--- START RECORDS FOR THIS EXERCISE ---

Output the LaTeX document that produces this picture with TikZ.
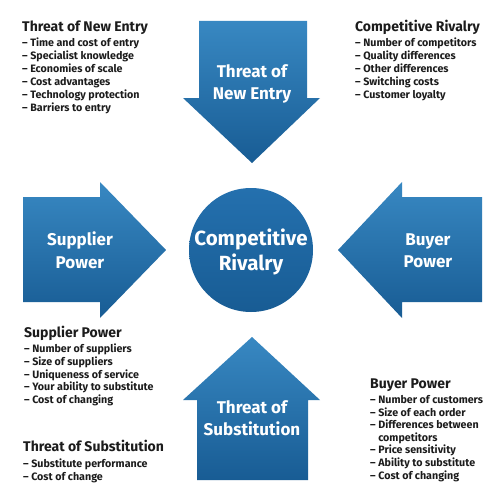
\documentclass[tikz,border=0pt]{standalone}
\usepackage{fontspec}
\setmainfont{Fira Sans}
\definecolor{arrtop}{RGB}{56,136,194}
\definecolor{arrbot}{RGB}{24,92,148}
\definecolor{cirtop}{RGB}{36,112,174}
\definecolor{cirbot}{RGB}{24,92,148}
\definecolor{txt}{RGB}{28,28,28}
\begin{document}
\begin{tikzpicture}[x=1pt,y=-1pt,
  arrowfill/.style={top color=arrtop, bottom color=arrbot, draw=none},
  arrlabel/.style={text=white, font=\fontsize{17}{22.5}\selectfont\bfseries, align=center, inner sep=0},
  ttl/.style={anchor=base west, inner sep=0, font=\fontsize{14}{16}\selectfont\bfseries, text=txt},
  itm/.style={anchor=base west, inner sep=0, font=\fontsize{10.7}{12}\selectfont\bfseries, text=txt}]
\useasboundingbox (0,0) rectangle (492,495);
\fill[white] (0,0) rectangle (492,495);
% arrows
\path[arrowfill] (199,21) -- (307,21) -- (307,98) -- (320,98) -- (252,163) -- (183,98) -- (199,98) -- cycle;
\path[arrowfill] (23,197) -- (100,197) -- (100,182) -- (166,250) -- (100,318) -- (100,302) -- (23,302) -- cycle;
\path[arrowfill] (482,197) -- (402,197) -- (402,182) -- (338,250) -- (402,318) -- (402,302) -- (482,302) -- cycle;
\path[arrowfill] (197,480) -- (308,480) -- (308,400) -- (320,400) -- (252,337) -- (183,400) -- (197,400) -- cycle;
\shade[top color=cirtop, bottom color=cirbot] (251,250) circle[radius=62];
% arrow labels
\node[arrlabel] (lne) at (252,84) {Threat of\\New Entry};
\node[arrlabel] (lsp) at (80,250) {Supplier\\Power};
\node[arrlabel] (lbp) at (428,251) {Buyer\\Power};
\node[arrlabel] (lts) at (252,418) {Threat of\\Substitution};
\node[arrlabel, font=\fontsize{20.5}{25}\selectfont\bfseries] (lcr) at (251,252) {Competitive\\Rivalry};
% text blocks
\node[ttl] (tne) at (22,32) {Threat of New Entry};
\foreach \t [count=\i] in {Time and cost of entry, Specialist knowledge, Economies of scale, Cost advantages, Technology protection, Barriers to entry}
  \node[itm] (ne\i) at (22,{47+12.8*(\i-1)}) {– \t};
\node[ttl] (tcr) at (355,32) {Competitive Rivalry};
\foreach \t [count=\i] in {Number of competitors, Quality differences, Other differences, Switching costs, Customer loyalty}
  \node[itm] (cr\i) at (355,{47+12.8*(\i-1)}) {– \t};
\node[ttl] (tsp) at (24,337) {Supplier Power};
\foreach \t [count=\i] in {Number of suppliers, Size of suppliers, Uniqueness of service, Your ability to substitute, Cost of changing}
  \node[itm] (sp\i) at (24,{352.5+12.8*(\i-1)}) {– \t};
\node[ttl] (tts) at (23,451) {Threat of Substitution};
\foreach \t [count=\i] in {Substitute performance, Cost of change}
  \node[itm] (ts\i) at (23,{467.5+13*(\i-1)}) {– \t};
\node[ttl] (tbp) at (370,388) {Buyer Power};
\foreach \t [count=\i] in {– Number of customers, – Size of each order, – Differences between, \phantom{– }competitors, – Price sensitivity, – Ability to substitute, – Cost of changing}
  \node[itm] (bp\i) at (370,{403.5+12.6*(\i-1)}) {\t};
\end{tikzpicture}
\end{document}
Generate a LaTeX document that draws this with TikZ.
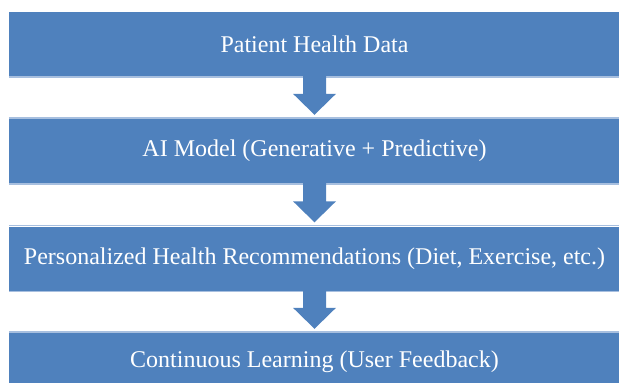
\documentclass[tikz,border=0pt]{standalone}
\usepackage{fontspec}
\setmainfont{Liberation Serif}
\usetikzlibrary{calc}
\definecolor{boxblue}{HTML}{4F81BD}
\definecolor{edgeglow}{HTML}{A7BFDF}
\tikzset{
  stepbox/.style={fill=boxblue, draw=none, text=white, inner sep=0pt,
    minimum width=611pt, minimum height=64pt,
    font=\fontsize{24}{28}\selectfont},
  glowline/.style={draw=edgeglow, line width=1.2pt},
  flowfill/.style={fill=boxblue, draw=none}
}
% block arrow from the bottom of one box down to the top of the next
\newcommand{\flowarrow}[2]{%
  \fill[flowfill]
    ($(#1.south)+(-11.5,0)$) -- ($(#1.south)+(11.5,0)$) --
    ($(#2.north)+(11.5,-25)$) -- ($(#2.north)+(21.5,-25)$) --
    ($(#2.north)+(0,-4)$) --
    ($(#2.north)+(-21.5,-25)$) -- ($(#2.north)+(-11.5,-25)$) -- cycle;}
\begin{document}
\begin{tikzpicture}[x=1pt,y=-1pt]
  \useasboundingbox (0,0) rectangle (619,383);
  \clip (0,0) rectangle (619,383);
  \node[stepbox] (b1) at (314.5,44) {Patient Health Data};
  \node[stepbox] (b2) at (314.5,151) {AI Model (Generative + Predictive)};
  \node[stepbox] (b3) at (314.5,258.5) {Personalized Health Recommendations (Diet, Exercise, etc.)};
  \node[stepbox, minimum height=58pt] (b4) at (314.5,362) {Continuous Learning (User Feedback)};
  % faint light edge under each box
  \foreach \b in {b1,b2,b3}{
    \draw[glowline] ($(\b.south west)+(0,0.8)$) -- ($(\b.south east)+(0,0.8)$);
  }
  \foreach \b in {b2,b3,b4}{
    \draw[glowline] ($(\b.north west)+(0,-0.8)$) -- ($(\b.north east)+(0,-0.8)$);
  }
  \flowarrow{b1}{b2}
  \flowarrow{b2}{b3}
  \flowarrow{b3}{b4}
\end{tikzpicture}
\end{document}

--- END RECORDS FOR THIS EXERCISE ---

» TASK REQUIREMENTS
Repeat every record above exactly, but leave out any pictures.

» ANSWER TO THE TASK
Output the LaTeX document that produces this picture with TikZ.
\documentclass[tikz,border=0pt]{standalone}
\usepackage{fontspec}
\setmainfont{Fira Sans}
\definecolor{arrtop}{RGB}{56,136,194}
\definecolor{arrbot}{RGB}{24,92,148}
\definecolor{cirtop}{RGB}{36,112,174}
\definecolor{cirbot}{RGB}{24,92,148}
\definecolor{txt}{RGB}{28,28,28}
\begin{document}
\begin{tikzpicture}[x=1pt,y=-1pt,
  arrowfill/.style={top color=arrtop, bottom color=arrbot, draw=none},
  arrlabel/.style={text=white, font=\fontsize{17}{22.5}\selectfont\bfseries, align=center, inner sep=0},
  ttl/.style={anchor=base west, inner sep=0, font=\fontsize{14}{16}\selectfont\bfseries, text=txt},
  itm/.style={anchor=base west, inner sep=0, font=\fontsize{10.7}{12}\selectfont\bfseries, text=txt}]
\useasboundingbox (0,0) rectangle (492,495);
\fill[white] (0,0) rectangle (492,495);
% arrows
\path[arrowfill] (199,21) -- (307,21) -- (307,98) -- (320,98) -- (252,163) -- (183,98) -- (199,98) -- cycle;
\path[arrowfill] (23,197) -- (100,197) -- (100,182) -- (166,250) -- (100,318) -- (100,302) -- (23,302) -- cycle;
\path[arrowfill] (482,197) -- (402,197) -- (402,182) -- (338,250) -- (402,318) -- (402,302) -- (482,302) -- cycle;
\path[arrowfill] (197,480) -- (308,480) -- (308,400) -- (320,400) -- (252,337) -- (183,400) -- (197,400) -- cycle;
\shade[top color=cirtop, bottom color=cirbot] (251,250) circle[radius=62];
% arrow labels
\node[arrlabel] (lne) at (252,84) {Threat of\\New Entry};
\node[arrlabel] (lsp) at (80,250) {Supplier\\Power};
\node[arrlabel] (lbp) at (428,251) {Buyer\\Power};
\node[arrlabel] (lts) at (252,418) {Threat of\\Substitution};
\node[arrlabel, font=\fontsize{20.5}{25}\selectfont\bfseries] (lcr) at (251,252) {Competitive\\Rivalry};
% text blocks
\node[ttl] (tne) at (22,32) {Threat of New Entry};
\foreach \t [count=\i] in {Time and cost of entry, Specialist knowledge, Economies of scale, Cost advantages, Technology protection, Barriers to entry}
  \node[itm] (ne\i) at (22,{47+12.8*(\i-1)}) {– \t};
\node[ttl] (tcr) at (355,32) {Competitive Rivalry};
\foreach \t [count=\i] in {Number of competitors, Quality differences, Other differences, Switching costs, Customer loyalty}
  \node[itm] (cr\i) at (355,{47+12.8*(\i-1)}) {– \t};
\node[ttl] (tsp) at (24,337) {Supplier Power};
\foreach \t [count=\i] in {Number of suppliers, Size of suppliers, Uniqueness of service, Your ability to substitute, Cost of changing}
  \node[itm] (sp\i) at (24,{352.5+12.8*(\i-1)}) {– \t};
\node[ttl] (tts) at (23,451) {Threat of Substitution};
\foreach \t [count=\i] in {Substitute performance, Cost of change}
  \node[itm] (ts\i) at (23,{467.5+13*(\i-1)}) {– \t};
\node[ttl] (tbp) at (370,388) {Buyer Power};
\foreach \t [count=\i] in {– Number of customers, – Size of each order, – Differences between, \phantom{– }competitors, – Price sensitivity, – Ability to substitute, – Cost of changing}
  \node[itm] (bp\i) at (370,{403.5+12.6*(\i-1)}) {\t};
\end{tikzpicture}
\end{document}
Generate a LaTeX document that draws this with TikZ.
\documentclass[tikz,border=0pt]{standalone}
\usepackage{fontspec}
\setmainfont{Liberation Serif}
\usetikzlibrary{calc}
\definecolor{boxblue}{HTML}{4F81BD}
\definecolor{edgeglow}{HTML}{A7BFDF}
\tikzset{
  stepbox/.style={fill=boxblue, draw=none, text=white, inner sep=0pt,
    minimum width=611pt, minimum height=64pt,
    font=\fontsize{24}{28}\selectfont},
  glowline/.style={draw=edgeglow, line width=1.2pt},
  flowfill/.style={fill=boxblue, draw=none}
}
% block arrow from the bottom of one box down to the top of the next
\newcommand{\flowarrow}[2]{%
  \fill[flowfill]
    ($(#1.south)+(-11.5,0)$) -- ($(#1.south)+(11.5,0)$) --
    ($(#2.north)+(11.5,-25)$) -- ($(#2.north)+(21.5,-25)$) --
    ($(#2.north)+(0,-4)$) --
    ($(#2.north)+(-21.5,-25)$) -- ($(#2.north)+(-11.5,-25)$) -- cycle;}
\begin{document}
\begin{tikzpicture}[x=1pt,y=-1pt]
  \useasboundingbox (0,0) rectangle (619,383);
  \clip (0,0) rectangle (619,383);
  \node[stepbox] (b1) at (314.5,44) {Patient Health Data};
  \node[stepbox] (b2) at (314.5,151) {AI Model (Generative + Predictive)};
  \node[stepbox] (b3) at (314.5,258.5) {Personalized Health Recommendations (Diet, Exercise, etc.)};
  \node[stepbox, minimum height=58pt] (b4) at (314.5,362) {Continuous Learning (User Feedback)};
  % faint light edge under each box
  \foreach \b in {b1,b2,b3}{
    \draw[glowline] ($(\b.south west)+(0,0.8)$) -- ($(\b.south east)+(0,0.8)$);
  }
  \foreach \b in {b2,b3,b4}{
    \draw[glowline] ($(\b.north west)+(0,-0.8)$) -- ($(\b.north east)+(0,-0.8)$);
  }
  \flowarrow{b1}{b2}
  \flowarrow{b2}{b3}
  \flowarrow{b3}{b4}
\end{tikzpicture}
\end{document}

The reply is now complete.